[Plotting code records]
==============================

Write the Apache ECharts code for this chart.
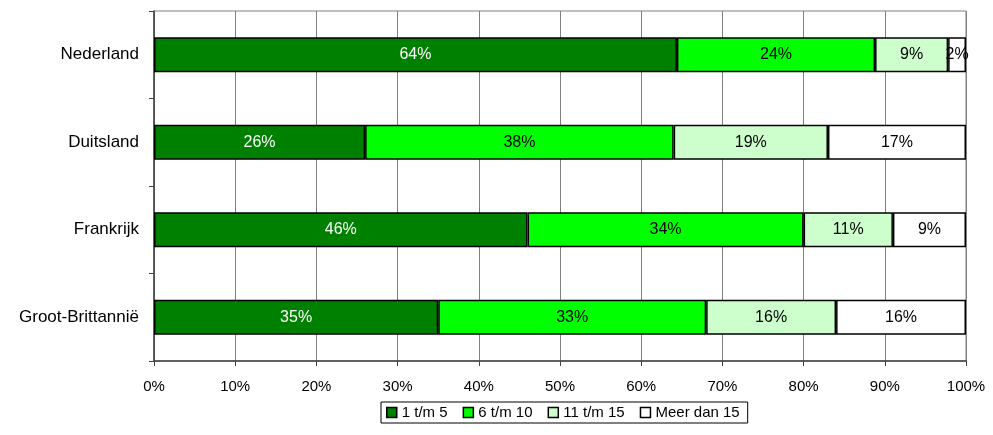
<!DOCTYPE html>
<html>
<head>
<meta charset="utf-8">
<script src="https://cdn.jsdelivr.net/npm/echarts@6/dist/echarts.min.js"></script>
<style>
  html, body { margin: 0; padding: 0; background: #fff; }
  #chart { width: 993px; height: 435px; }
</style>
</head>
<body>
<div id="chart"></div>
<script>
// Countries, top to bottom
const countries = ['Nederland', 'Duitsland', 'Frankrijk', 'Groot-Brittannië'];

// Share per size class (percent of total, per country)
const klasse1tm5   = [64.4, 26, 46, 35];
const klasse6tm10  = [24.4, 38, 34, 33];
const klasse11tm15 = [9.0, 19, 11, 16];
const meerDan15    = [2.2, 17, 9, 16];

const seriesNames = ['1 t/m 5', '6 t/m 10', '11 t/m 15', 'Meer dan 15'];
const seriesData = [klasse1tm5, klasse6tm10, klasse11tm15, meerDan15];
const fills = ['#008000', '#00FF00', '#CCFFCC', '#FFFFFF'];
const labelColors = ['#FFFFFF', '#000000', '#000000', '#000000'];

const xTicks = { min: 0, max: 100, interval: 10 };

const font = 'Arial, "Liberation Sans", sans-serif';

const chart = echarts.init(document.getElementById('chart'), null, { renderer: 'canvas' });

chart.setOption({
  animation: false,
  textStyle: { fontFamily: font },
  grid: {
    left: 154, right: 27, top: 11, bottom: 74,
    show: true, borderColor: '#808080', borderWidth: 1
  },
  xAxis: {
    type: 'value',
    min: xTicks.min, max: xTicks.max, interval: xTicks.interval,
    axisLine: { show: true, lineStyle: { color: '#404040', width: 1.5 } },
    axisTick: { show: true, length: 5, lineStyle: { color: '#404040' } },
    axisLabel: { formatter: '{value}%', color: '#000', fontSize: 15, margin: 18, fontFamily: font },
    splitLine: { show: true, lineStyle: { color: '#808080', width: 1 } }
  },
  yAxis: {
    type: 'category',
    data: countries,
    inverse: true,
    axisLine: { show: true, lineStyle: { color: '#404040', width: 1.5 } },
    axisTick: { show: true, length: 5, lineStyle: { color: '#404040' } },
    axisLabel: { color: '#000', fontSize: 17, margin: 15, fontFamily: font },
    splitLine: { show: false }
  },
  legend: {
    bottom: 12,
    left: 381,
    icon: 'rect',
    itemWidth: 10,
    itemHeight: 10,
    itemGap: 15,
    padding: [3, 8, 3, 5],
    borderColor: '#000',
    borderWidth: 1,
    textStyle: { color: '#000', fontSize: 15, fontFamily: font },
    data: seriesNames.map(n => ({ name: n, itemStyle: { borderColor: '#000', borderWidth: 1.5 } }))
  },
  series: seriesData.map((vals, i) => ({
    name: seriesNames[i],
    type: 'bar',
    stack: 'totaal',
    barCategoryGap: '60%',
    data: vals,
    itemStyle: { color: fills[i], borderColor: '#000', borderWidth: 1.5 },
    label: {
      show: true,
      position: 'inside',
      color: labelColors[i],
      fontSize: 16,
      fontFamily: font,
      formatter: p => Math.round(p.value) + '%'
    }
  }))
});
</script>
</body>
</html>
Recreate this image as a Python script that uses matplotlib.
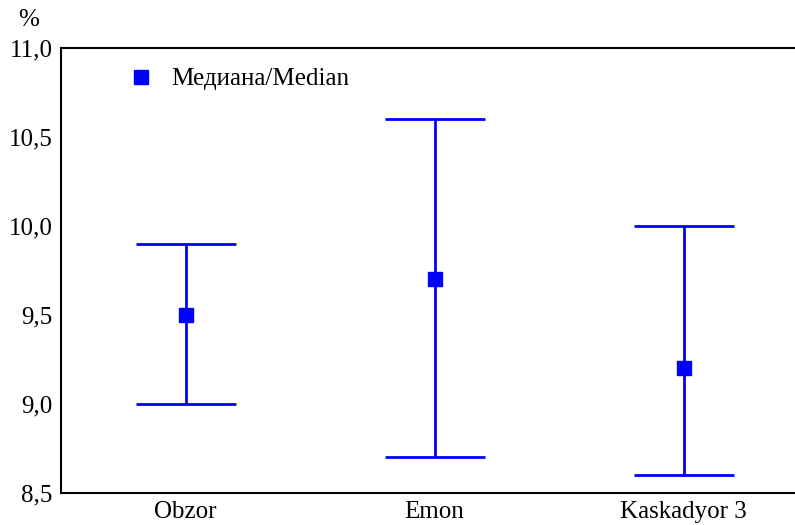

==============================

Given problem: Return each line from the material above exactly, but not the pictures.

Task output:
Write the Apache ECharts code for this chart.
<!DOCTYPE html>
<html>
<head>
<meta charset="utf-8">
<script src="https://cdn.jsdelivr.net/npm/echarts@6/dist/echarts.min.js"></script>
<style>
  html, body { margin: 0; padding: 0; background: #fff; }
  #chart { width: 993px; height: 435px; }
</style>
</head>
<body>
<div id="chart"></div>
<script>
// Countries, top to bottom
const countries = ['Nederland', 'Duitsland', 'Frankrijk', 'Groot-Brittannië'];

// Share per size class (percent of total, per country)
const klasse1tm5   = [64.4, 26, 46, 35];
const klasse6tm10  = [24.4, 38, 34, 33];
const klasse11tm15 = [9.0, 19, 11, 16];
const meerDan15    = [2.2, 17, 9, 16];

const seriesNames = ['1 t/m 5', '6 t/m 10', '11 t/m 15', 'Meer dan 15'];
const seriesData = [klasse1tm5, klasse6tm10, klasse11tm15, meerDan15];
const fills = ['#008000', '#00FF00', '#CCFFCC', '#FFFFFF'];
const labelColors = ['#FFFFFF', '#000000', '#000000', '#000000'];

const xTicks = { min: 0, max: 100, interval: 10 };

const font = 'Arial, "Liberation Sans", sans-serif';

const chart = echarts.init(document.getElementById('chart'), null, { renderer: 'canvas' });

chart.setOption({
  animation: false,
  textStyle: { fontFamily: font },
  grid: {
    left: 154, right: 27, top: 11, bottom: 74,
    show: true, borderColor: '#808080', borderWidth: 1
  },
  xAxis: {
    type: 'value',
    min: xTicks.min, max: xTicks.max, interval: xTicks.interval,
    axisLine: { show: true, lineStyle: { color: '#404040', width: 1.5 } },
    axisTick: { show: true, length: 5, lineStyle: { color: '#404040' } },
    axisLabel: { formatter: '{value}%', color: '#000', fontSize: 15, margin: 18, fontFamily: font },
    splitLine: { show: true, lineStyle: { color: '#808080', width: 1 } }
  },
  yAxis: {
    type: 'category',
    data: countries,
    inverse: true,
    axisLine: { show: true, lineStyle: { color: '#404040', width: 1.5 } },
    axisTick: { show: true, length: 5, lineStyle: { color: '#404040' } },
    axisLabel: { color: '#000', fontSize: 17, margin: 15, fontFamily: font },
    splitLine: { show: false }
  },
  legend: {
    bottom: 12,
    left: 381,
    icon: 'rect',
    itemWidth: 10,
    itemHeight: 10,
    itemGap: 15,
    padding: [3, 8, 3, 5],
    borderColor: '#000',
    borderWidth: 1,
    textStyle: { color: '#000', fontSize: 15, fontFamily: font },
    data: seriesNames.map(n => ({ name: n, itemStyle: { borderColor: '#000', borderWidth: 1.5 } }))
  },
  series: seriesData.map((vals, i) => ({
    name: seriesNames[i],
    type: 'bar',
    stack: 'totaal',
    barCategoryGap: '60%',
    data: vals,
    itemStyle: { color: fills[i], borderColor: '#000', borderWidth: 1.5 },
    label: {
      show: true,
      position: 'inside',
      color: labelColors[i],
      fontSize: 16,
      fontFamily: font,
      formatter: p => Math.round(p.value) + '%'
    }
  }))
});
</script>
</body>
</html>
Recreate this image as a Python script that uses matplotlib.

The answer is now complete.